Energy and Climate Change Secretary Ed Davey has said the Government has a “clear mandate” to invest heavily in on- and offshore wind.

Labour East Hull MP Karl Turner said the move was “another blow to the PM’s claim that this Government is the greenest government ever.”

“It is concerning the Chancellor is proposing yet more cuts that will undermine manufacturing and could see the end of many wind power sites,” he added. “The Government should be fully supporting the renewable industry as it attracts investment and creates much needed jobs.”

A spokesman for German manufacturer Siemens, which wants to build a factory to assemble turbines and make the nacelle component in Hull, said: “Clearly everyone wants a stable investment environment. We have gone through our planning application and it has been accepted by Hull and we are still on track with our plans.”

There have been increasing concerns about the long lasting impact scores of wind turbines will have on the East Riding.

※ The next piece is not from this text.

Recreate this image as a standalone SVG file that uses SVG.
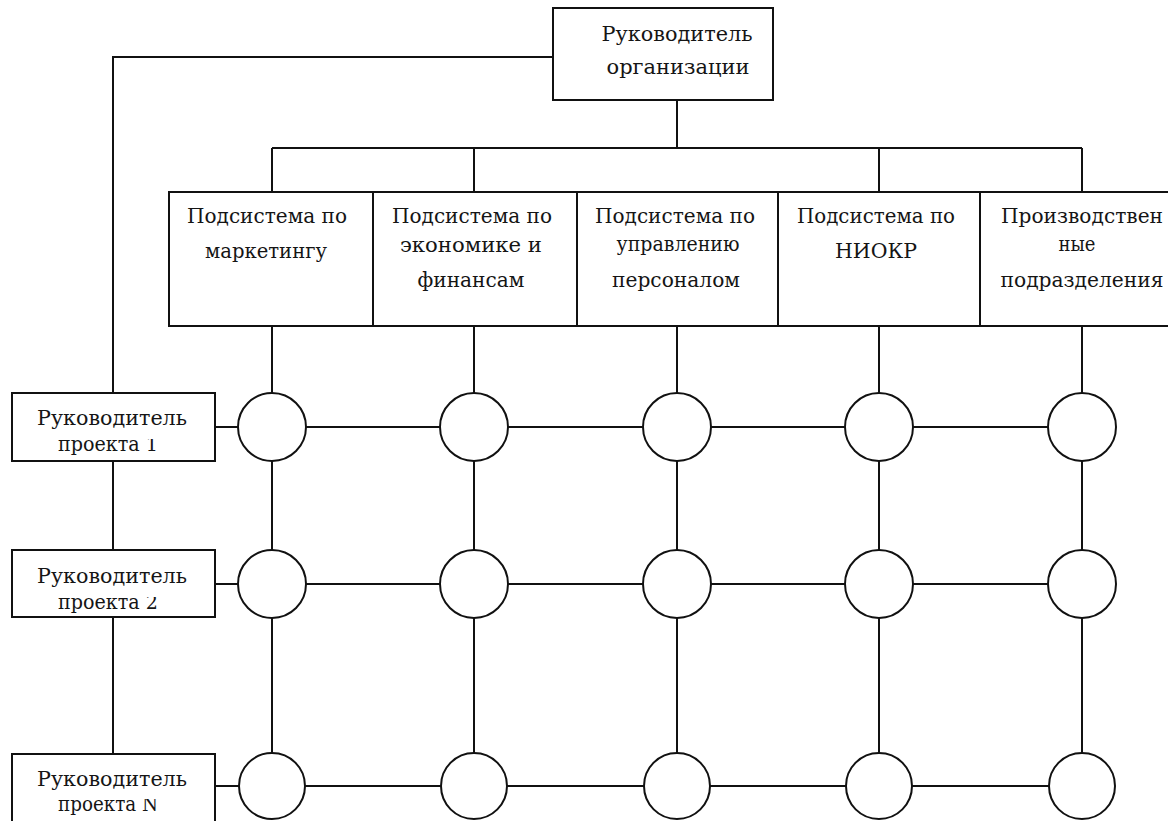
<svg xmlns="http://www.w3.org/2000/svg" width="1168" height="821" viewBox="0 0 1168 821">
  <style>
    .box { fill: #ffffff; stroke: #111111; stroke-width: 2; }
    .node { fill: #ffffff; stroke: #111111; stroke-width: 2; }
    .wire { fill: none; stroke: #111111; stroke-width: 2; }
    .lbl { font-family: "DejaVu Serif", "Liberation Serif", serif; font-size: 21px; fill: #151515; text-anchor: middle; }
  </style>
  <defs>
    <!-- second lines of the project-manager boxes are cut at the top -->
    <clipPath id="clip-pm1"><rect x="12" y="439" width="203" height="22"/></clipPath>
    <clipPath id="clip-pm2"><rect x="12" y="597" width="203" height="20"/></clipPath>
    <clipPath id="clip-pmn"><rect x="12" y="799" width="203" height="22"/></clipPath>
  </defs>
  <rect x="0" y="0" width="1168" height="821" fill="#ffffff"/>

  <!-- connectors -->
  <g id="connectors" class="wire">
    <!-- head to project managers -->
    <polyline points="553,57 113,57 113,393"/>
    <line x1="113" y1="461" x2="113" y2="550"/>
    <line x1="113" y1="617" x2="113" y2="754"/>
    <!-- head to subsystems bus -->
    <line x1="677" y1="100" x2="677" y2="148"/>
    <line x1="272" y1="148" x2="1082" y2="148"/>
    <line x1="272" y1="148" x2="272" y2="192"/>
    <line x1="474" y1="148" x2="474" y2="192"/>
    <line x1="879" y1="148" x2="879" y2="192"/>
    <line x1="1082" y1="148" x2="1082" y2="192"/>
    <!-- matrix columns -->
    <line x1="272" y1="326" x2="272" y2="785"/>
    <line x1="474" y1="326" x2="474" y2="785"/>
    <line x1="677" y1="326" x2="677" y2="785"/>
    <line x1="879" y1="326" x2="879" y2="785"/>
    <line x1="1082" y1="326" x2="1082" y2="785"/>
    <!-- matrix rows -->
    <line x1="215" y1="427" x2="1082" y2="427"/>
    <line x1="215" y1="584" x2="1082" y2="584"/>
    <line x1="215" y1="786" x2="1082" y2="786"/>
  </g>

  <!-- head of organisation -->
  <g id="head">
    <rect class="box" x="553" y="8" width="220" height="92"/>
    <text class="lbl" x="677" y="41" textLength="151" lengthAdjust="spacingAndGlyphs">Руководитель</text>
    <text class="lbl" x="678" y="74" textLength="143" lengthAdjust="spacingAndGlyphs">организации</text>
  </g>

  <!-- functional subsystems -->
  <g id="sub-marketing">
    <rect class="box" x="169" y="192" width="204" height="134"/>
    <text class="lbl" x="267" y="223" textLength="160" lengthAdjust="spacingAndGlyphs">Подсистема по</text>
    <text class="lbl" x="266" y="258" textLength="122" lengthAdjust="spacingAndGlyphs">маркетингу</text>
  </g>
  <g id="sub-economics">
    <rect class="box" x="373" y="192" width="204" height="134"/>
    <text class="lbl" x="472" y="223" textLength="160" lengthAdjust="spacingAndGlyphs">Подсистема по</text>
    <text class="lbl" x="471" y="252" textLength="142" lengthAdjust="spacingAndGlyphs">экономике и</text>
    <text class="lbl" x="471" y="287" textLength="107" lengthAdjust="spacingAndGlyphs">финансам</text>
  </g>
  <g id="sub-personnel">
    <rect class="box" x="577" y="192" width="201" height="134"/>
    <text class="lbl" x="675" y="223" textLength="160" lengthAdjust="spacingAndGlyphs">Подсистема по</text>
    <text class="lbl" x="678" y="251" textLength="123" lengthAdjust="spacingAndGlyphs">управлению</text>
    <text class="lbl" x="676" y="287" textLength="128" lengthAdjust="spacingAndGlyphs">персоналом</text>
  </g>
  <g id="sub-rnd">
    <rect class="box" x="778" y="192" width="202" height="134"/>
    <text class="lbl" x="876" y="223" textLength="158" lengthAdjust="spacingAndGlyphs">Подсистема по</text>
    <text class="lbl" x="876" y="258" textLength="82" lengthAdjust="spacingAndGlyphs">НИОКР</text>
  </g>
  <g id="sub-production">
    <rect class="box" x="980" y="192" width="200" height="134"/>
    <text class="lbl" x="1082" y="223" textLength="162" lengthAdjust="spacingAndGlyphs">Производствен</text>
    <text class="lbl" x="1077" y="251" textLength="37" lengthAdjust="spacingAndGlyphs">ные</text>
    <text class="lbl" x="1082" y="287" textLength="163" lengthAdjust="spacingAndGlyphs">подразделения</text>
  </g>

  <!-- project managers -->
  <g id="pm-1">
    <rect class="box" x="12" y="393" width="203" height="68"/>
    <text class="lbl" x="112" y="425" textLength="150" lengthAdjust="spacingAndGlyphs">Руководитель</text>
    <text class="lbl" x="108" y="451" textLength="100" lengthAdjust="spacingAndGlyphs" clip-path="url(#clip-pm1)">проекта 1</text>
  </g>
  <g id="pm-2">
    <rect class="box" x="12" y="550" width="203" height="67"/>
    <text class="lbl" x="112" y="583" textLength="150" lengthAdjust="spacingAndGlyphs">Руководитель</text>
    <text class="lbl" x="108" y="609" textLength="100" lengthAdjust="spacingAndGlyphs" clip-path="url(#clip-pm2)">проекта 2</text>
  </g>
  <g id="pm-n">
    <rect class="box" x="12" y="754" width="203" height="70"/>
    <text class="lbl" x="112" y="786" textLength="150" lengthAdjust="spacingAndGlyphs">Руководитель</text>
    <text class="lbl" x="108" y="811" textLength="100" lengthAdjust="spacingAndGlyphs" clip-path="url(#clip-pmn)">проекта N</text>
  </g>

  <!-- matrix intersections -->
  <g id="cells">
    <circle id="c-1-1" class="node" cx="272" cy="427" r="34"/>
    <circle id="c-1-2" class="node" cx="474" cy="427" r="34"/>
    <circle id="c-1-3" class="node" cx="677" cy="427" r="34"/>
    <circle id="c-1-4" class="node" cx="879" cy="427" r="34"/>
    <circle id="c-1-5" class="node" cx="1082" cy="427" r="34"/>
    <circle id="c-2-1" class="node" cx="272" cy="584" r="34"/>
    <circle id="c-2-2" class="node" cx="474" cy="584" r="34"/>
    <circle id="c-2-3" class="node" cx="677" cy="584" r="34"/>
    <circle id="c-2-4" class="node" cx="879" cy="584" r="34"/>
    <circle id="c-2-5" class="node" cx="1082" cy="584" r="34"/>
    <circle id="c-n-1" class="node" cx="272" cy="786" r="33"/>
    <circle id="c-n-2" class="node" cx="474" cy="786" r="33"/>
    <circle id="c-n-3" class="node" cx="677" cy="786" r="33"/>
    <circle id="c-n-4" class="node" cx="879" cy="786" r="33"/>
    <circle id="c-n-5" class="node" cx="1082" cy="786" r="33"/>
  </g>
</svg>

Mr Knight, who was among 100 Tory MPs who wrote to David Cameron urging him to cut subsidies for onshore wind, said: “The Chancellor appears to be an ally in that he is anxious to reduce the subsidy even further. We are a Coalition government, not a one party Government but it does appear the Liberal Democrats are prepared to move towards what I would call a common sense policy.

“Poorer members of society are disproportionately paying these subsidies because they are slapped on electricity bills so rich landowners can get a good return by allowing wind farms on their property.”

Mr Knight said subsidies were a “wasteful way of creating jobs”.

A Department of Energy and Climate Change spokesman said: “The Government remains committed to onshore wind as a cost effective and valuable part of the diverse energy mix we want in the UK. We have consulted on a proposal to reduce renewable obligation support for onshore wind by 10 per cent to 0.9 ROCs and the Government’s decision on subsidy levels for 2013-17 will be announced shortly.”